Vegan honey recipe! Tastes like honey. Looks like honey. Smells like honey. Acts like honey. Buuuuut. It’s not honey cuz it didn’t come from bees. It’s a painfully simple recipe using common ingredients. Plus you can store it indefinitely in your fridge because it won’t crystallize like honey at cold temperatures. It’s an all over win! Let the bees keep their hard work and food.
Course Ingredients
Keyword food, glutenfree, honey, vegan
Prep Time – 10 mins
Cook Time – 8 hrs
Total Time – 8 hrs 10 mins
Servings – 2 Pints

Equipment

  • Crock Pot

Ingredients

  • 1 cup natural apple juice
  • 3 cups water
  • 2 bags dandelion tea
  • 2 bags chamomile & rose tea
  • 1 Tablespoon lemon juice
  • 4 cups sugar

Instructions

  • Pour the apple juice and water into a crock pot and add in the tea bags.
  • Turn the crock pot up to high, cover, and let the tea bags steep for an hour.
  • Remove the bags, stir in the sugar until it is fully dissolved, and leave the crock pot on high and partially covered overnight or for at least 8 hours.
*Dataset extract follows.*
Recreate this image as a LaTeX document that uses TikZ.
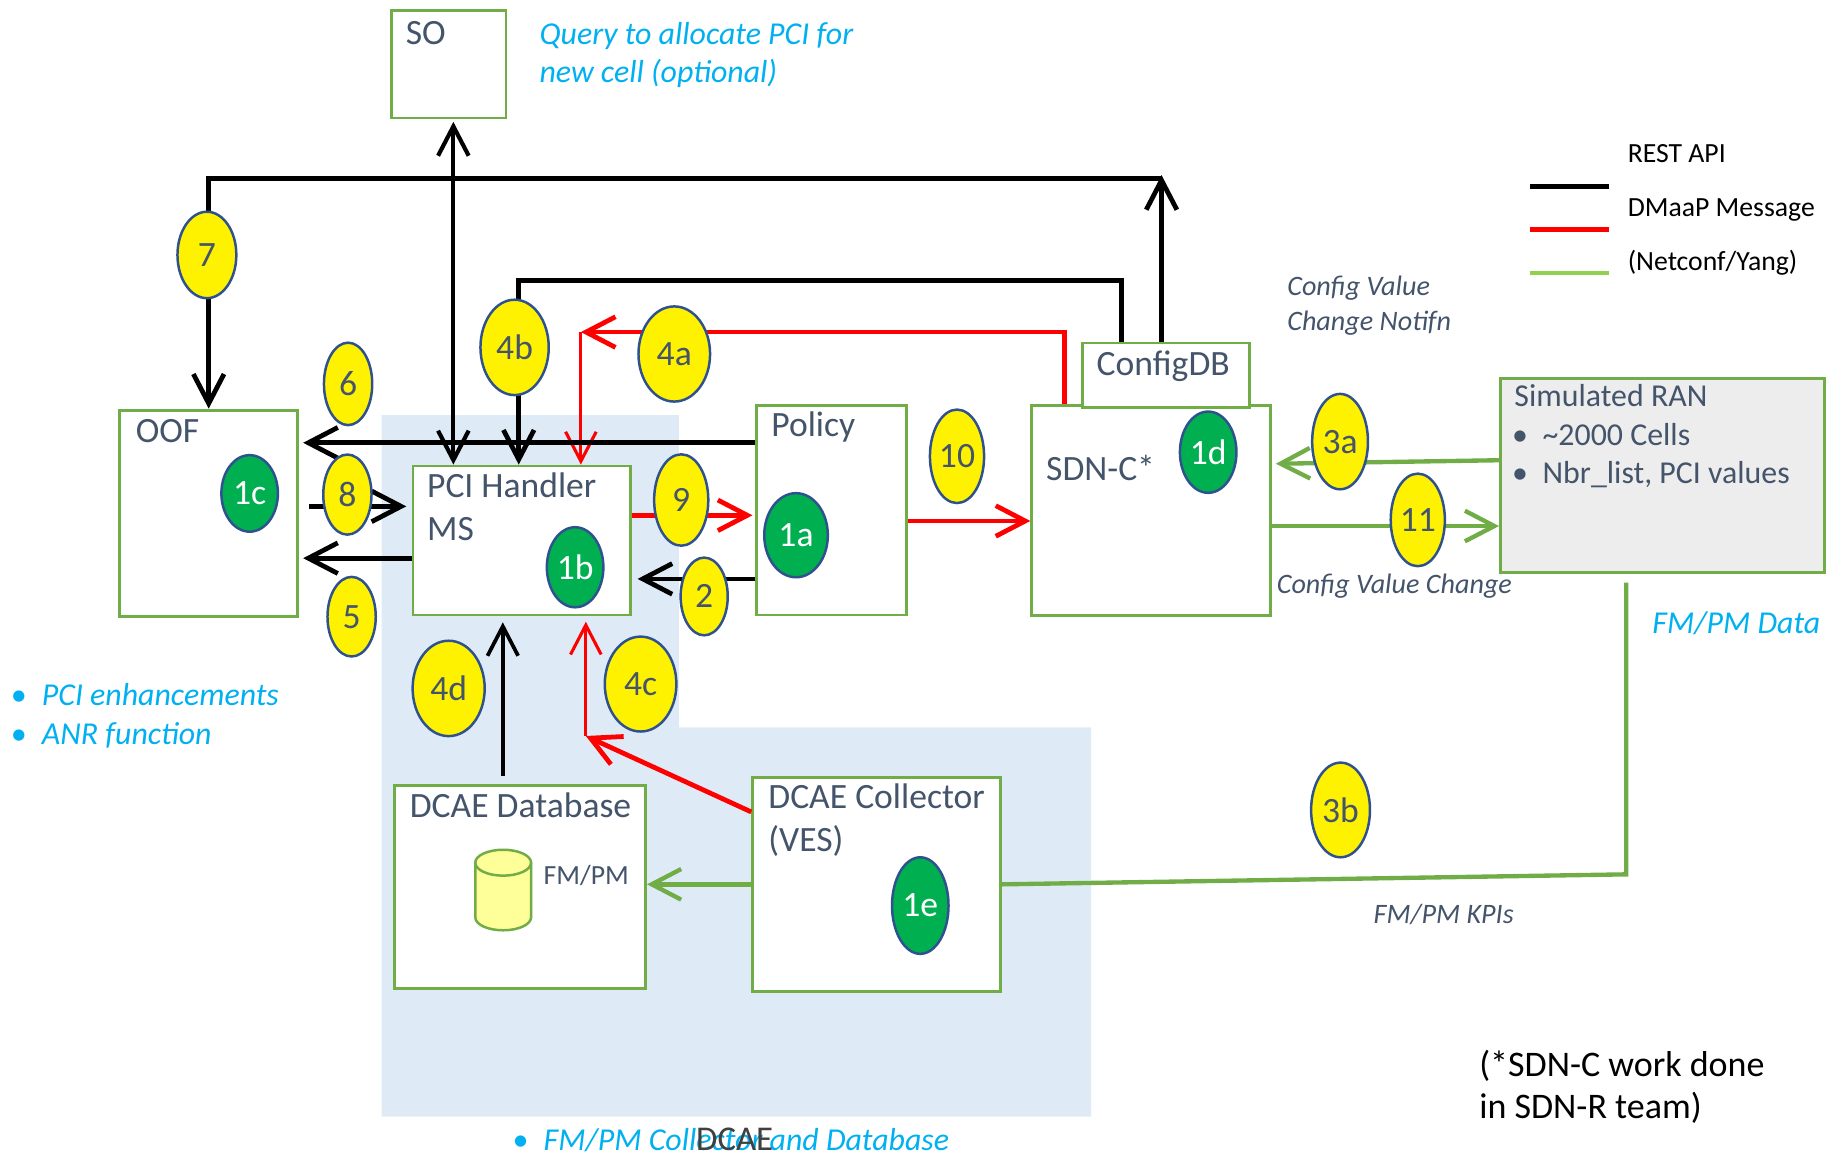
\documentclass[tikz,border=0pt]{standalone}
\usepackage{fontspec}
\setmainfont{Carlito}
\usepackage{tikz}
\usetikzlibrary{shapes}
\usetikzlibrary{arrows.meta}
\usetikzlibrary{positioning}
\definecolor{gristexte}{HTML}{44546A}
\definecolor{vertboite}{HTML}{70AD47}
\definecolor{bleuzone}{HTML}{DEEBF7}
\definecolor{bordbleu}{HTML}{2F528F}
\definecolor{vertrond}{HTML}{00B050}
\definecolor{cyantexte}{HTML}{00B0F0}
\definecolor{vertclair}{HTML}{92D050}
\definecolor{grisran}{HTML}{EDEDED}
\definecolor{jaunepale}{HTML}{FFFF99}

\begin{document}
\begin{tikzpicture}[x=0.1mm,y=-0.1mm,>={Straight Barb[length=2.5mm,width=2.6mm]}]
% définition des styles
\tikzstyle boite=[draw=vertboite,line width=0.7pt,fill=white,anchor=north west,inner sep=0]
\tikzstyle titre=[font=\fontsize{8.6}{10.8}\selectfont,text=gristexte,inner sep=0,anchor=base west]
\tikzstyle petittitre=[font=\fontsize{7.7}{9.2}\selectfont,text=gristexte,inner sep=0,anchor=base west]
\tikzstyle note=[font=\fontsize{7.7}{9.2}\selectfont\itshape,text=cyantexte,inner sep=0,anchor=base west]
\tikzstyle remarque=[font=\fontsize{6.8}{8.2}\selectfont\itshape,text=gristexte,inner sep=0,anchor=base west]
\tikzstyle legende=[font=\fontsize{6.7}{8}\selectfont,text=black,inner sep=0,anchor=base west]
\tikzstyle renvoi=[font=\fontsize{8.7}{10.5}\selectfont,text=black,inner sep=0,anchor=base west]
\tikzstyle jaune=[ellipse,draw=bordbleu,line width=0.6pt,fill=yellow,text=gristexte,font=\fontsize{8.6}{10.8}\selectfont,inner sep=0]
\tikzstyle rond=[ellipse,draw=bordbleu,line width=0.6pt,fill=vertrond,text=white,font=\fontsize{8.6}{10.8}\selectfont,inner sep=0]
\tikzstyle noir=[draw=black,line width=1.15pt]
\tikzstyle noirso=[draw=black,line width=1pt]
\tikzstyle noirfin=[draw=black,line width=0.9pt]
\tikzstyle rouge=[draw=red,line width=1.15pt]
\tikzstyle rougefin=[draw=red,line width=0.75pt]
\tikzstyle vert=[draw=vertboite,line width=1.05pt]
\tikzstyle cylindre=[draw=vertboite,line width=0.6pt,fill=jaunepale]

\useasboundingbox (0,0) rectangle (1560,980);

% la zone DCAE
\fill[bleuzone] (324,352.5) -- (576.6,352.5) -- (576.6,617.7) -- (926.6,617.7)
  -- (926.6,948.3) -- (324,948.3) -- cycle;

% les boîtes
\node[boite,minimum width=9.7mm,minimum height=9.1mm] (so) at (331.5,8) {};
\node[boite,minimum width=15.1mm,minimum height=17.5mm] (oof) at (100.5,347) {};
\node[boite,minimum width=18.45mm,minimum height=12.65mm] (pci) at (349.5,394.5) {};
\node[boite,minimum width=12.7mm,minimum height=17.8mm] (policy) at (641.5,343) {};
\node[boite,minimum width=20.25mm,minimum height=17.85mm] (sdnc) at (875,343) {};
\node[boite,minimum width=14.2mm,minimum height=5.5mm] (cfg) at (918,290) {};
\node[boite,fill=grisran,minimum width=27.55mm,minimum height=16.5mm] (ran) at (1273,320) {};
\node[boite,minimum width=21.3mm,minimum height=17.25mm] (db) at (334,665.5) {};
\node[boite,minimum width=21.05mm,minimum height=18.15mm] (col) at (638,659) {};

% les titres
\node[titre] (tso) at ([shift={(12.5,30)}]so.north west) {SO};
\node[titre] (toof) at ([shift={(14.1,28.5)}]oof.north west) {OOF};
\node[titre] (tpci) at ([shift={(12.5,28.1)}]pci.north west) {PCI Handler};
\node[titre] (tms) at ([shift={(12.5,64.8)}]pci.north west) {MS};
\node[titre] (tpolicy) at ([shift={(12.8,27.7)}]policy.north west) {Policy};
\node[titre] (tsdnc) at ([shift={(12.7,64.8)}]sdnc.north west) {SDN-C*};
\node[titre] (tcfg) at ([shift={(12.6,29)}]cfg.north west) {ConfigDB};
\node[petittitre] (tran) at ([shift={(12.4,25.6)}]ran.north west) {Simulated RAN};
\node[petittitre] (tcells) at ([shift={(10.3,58.6)}]ran.north west) {\makebox[2.6mm][l]{\textbullet}\textasciitilde2000 Cells};
\node[petittitre] (tnbr) at ([shift={(10.3,91)}]ran.north west) {\makebox[2.6mm][l]{\textbullet}Nbr\_list, PCI values};
\node[titre] (tdb) at ([shift={(13.3,28.5)}]db.north west) {DCAE Database};
\node[titre] (tcol) at ([shift={(13.8,27.2)}]col.north west) {DCAE Collector};
\node[titre] (tves) at ([shift={(13.8,64.2)}]col.north west) {(VES)};

% le cylindre
\filldraw[cylindre] (403.6,732.6) -- (403.6,779)
  arc[start angle=180,end angle=360,x radius=2.37mm,y radius=1.1mm] -- (451,732.6)
  arc[start angle=0,end angle=180,x radius=2.37mm,y radius=1.1mm] -- cycle;
\draw[cylindre,fill=none] (403.6,732.6) arc[start angle=180,end angle=360,x radius=2.37mm,y radius=1.1mm];
\node[legende,text=gristexte] (tfmpm) at ([shift={(127,86)}]db.north west) {FM/PM};

% les flèches
\coordinate (haut) at (986.4,151.7);
\draw[noir,->] (haut |- cfg.north) -- ([yshift=0.3mm]haut);
\draw[noir,->] (haut) -| (oof.north);
\coordinate (xso) at (385,0);
\draw[noirso,<->,shorten <=0.2mm] (xso |- so.south) -- (xso |- pci.north);
\coordinate (d4b) at (952.5,238);
\coordinate (g4b) at (440.5,238);
\draw[noir,->] (d4b |- cfg.north) -- (d4b) -- (g4b) -- (g4b |- pci.north);
\coordinate (d4a) at (904,282);
\coordinate (g4a) at (493.3,282);
\draw[rouge,->] (d4a |- sdnc.north) -- (d4a) -- (g4a);
\draw[rougefin,->] (g4a) -- (g4a |- pci.north);
\coordinate (y6) at (0,376);
\draw[noir,->,shorten >=0.35mm] (policy.west |- y6) -- (oof.east |- y6);
\coordinate (d8) at (262.6,430);
\draw[noir,->,shorten >=0.45mm] (d8) -- (d8 -| pci.west);
\coordinate (y5) at (0,474);
\draw[noir,->,shorten >=0.35mm] (pci.west |- y5) -- (oof.east |- y5);
\coordinate (y9) at (0,437.6);
\draw[rouge,->,shorten >=0.25mm] (pci.east |- y9) -- (policy.west |- y9);
\coordinate (y2) at (0,491.6);
\draw[noir,->,shorten >=0.5mm] (policy.west |- y2) -- (pci.east |- y2);
\coordinate (y10) at (0,442.4);
\draw[rouge,->] (policy.east |- y10) -- (sdnc.west |- y10);
\draw[vert,->,shorten >=0.35mm] ([yshift=1.29mm]ran.west) -- ([yshift=3.96mm]sdnc.east);
\coordinate (y11) at (0,446.7);
\draw[vert,->] (sdnc.east |- y11) -- (ran.west |- y11);
\coordinate (d3b) at (1381,494.8);
\coordinate (c3b) at (1381,742.5);
\draw[vert] (d3b) -- (c3b) -- (col.east);
\draw[vert,->] (col.west) -- (col.west -| db.east);
\coordinate (x4d) at (427,0);
\draw[noirfin,->,shorten <=0.65mm,shorten >=0.5mm] (x4d |- db.north) -- (x4d |- pci.south);
\coordinate (d4c) at (638,689.5);
\coordinate (c4c) at (497.5,625);
\draw[rouge,->] (d4c) -- (c4c);
\draw[rougefin,->,shorten >=0.45mm] (c4c) -- (c4c |- pci.south);

% les étapes
\foreach \nom/\x/\y/\lx/\ly in {7/175.7/216.5/5.0/7.34, 6/295.6/326/4.1/7.0,
  8/295/420/4.1/6.8, 5/298.6/523.7/4.1/6.76, 4b/437/295/5.8/8.1,
  4a/572.6/300.6/6.08/8.08, 9/578.5/424.6/4.6/7.76, 2/598/506.5/4.0/6.6,
  10/812.7/387.5/4.6/7.94, 3a/1138/375/4.74/8.1, 11/1204/441.5/4.6/7.86,
  4d/381/584.6/6.12/8.1, 4c/544/580.9/6.08/8.06, 3b/1138.4/687.8/5.0/8.04}
  \node[jaune,minimum width=\lx mm,minimum height=\ly mm] (e\nom) at (\x,\y) {\nom};
\foreach \nom/\x/\y/\lx/\ly in {1c/212/419/4.8/6.5, 1b/488.4/481.7/4.8/6.8,
  1a/676/454.5/5.4/7.14, 1d/1026/384/4.8/6.9, 1e/781.5/769/4.8/8.2}
  \node[rond,minimum width=\lx mm,minimum height=\ly mm] (e\nom) at (\x,\y) {\nom};

% la légende
\coordinate (leg1) at (1299,158.7);
\coordinate (leg2) at (1299,195);
\coordinate (leg3) at (1299,231.9);
\draw[noir,line width=1.25pt] (leg1) -- ++(67.6,0);
\draw[rouge] (leg2) -- ++(67.6,0);
\draw[vert,draw=vertclair] (leg3) -- ++(67.6,0);
\node[legende] (rest) at (1381.6,138) {REST API};
\node[legende] (dmaap) at (1381.6,183.8) {DMaaP Message};
\node[legende] (netconf) at (1381.6,229.3) {(Netconf/Yang)};

% les textes
\node[note] (query1) at (457.5,38) {Query to allocate PCI for};
\node[note] (query2) at (457.5,70) {new cell (optional)};
\node[note] (enh) at (8.3,599.3) {\makebox[2.66mm][l]{\textbullet}PCI enhancements};
\node[note] (anr) at (8.3,632) {\makebox[2.66mm][l]{\textbullet}ANR function};
\node[note] (fmdata) at (1402.5,538) {FM/PM Data};
\node[note] (fmcol) at (434.3,977) {\makebox[2.67mm][l]{\textbullet}FM/PM Collector and Database};
\node[titre,text=black!75,font=\fontsize{8.4}{10}\selectfont] (dcae) at (590.5,977) {DCAE};
\node[remarque] (cvn1) at (1092.5,251.3) {Config Value};
\node[remarque] (cvn2) at (1092.5,280.5) {Change Notifn};
\node[remarque] (cvc) at (1083.6,503.8) {Config Value Change};
\node[remarque] (kpi) at (1165.8,784) {FM/PM KPIs};
\node[renvoi] (sdnr1) at (1255.5,914.5) {(*SDN-C work done};
\node[renvoi] (sdnr2) at (1255.5,950) {in SDN-R team)};
\end{tikzpicture}
\end{document}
I generally place a wooden spoon across the top of the ceramic part of crock pot and prop the lid on that so that steam can escape but any splatters are contained.
  • It will seem thin and runny at first but it will thicken as it cools. You can check it by taking a small spoonful and pouring it on a plate and putting it in the fridge. If it is thick and honeylike then it’s done!
  • This makes roughly 2 pints. Refrigerate or freeze.

Notes

Why the crock pot? Even on high heat you don’t need to worry about scorching or boiling to hard crack stage. You dump it all in and leave it for 8-10 hours. You can make this “honey” on the stove top but you’ll need to cook it over low heat and bring it to a slow bubble rather than constant bubble. If it hits 300 F it won’t be a syrup anymore. Plus you need to worry about it burning if you can’t dedicate time to stirring for an hour. So. Use a crock pot! Worried about the amount of sugar? Well. Guess what. Honey is sugar. So… don’t stress it and just enjoy the bee free sweet goodness. Also, most store-bought honey is unregulated and many companies only use trace amounts of actual honey (or no honey) in their honey. The rest is high fructose corn syrup or a conglomeration of chemicals which mimic honey. At least with this recipe you know what’s in it.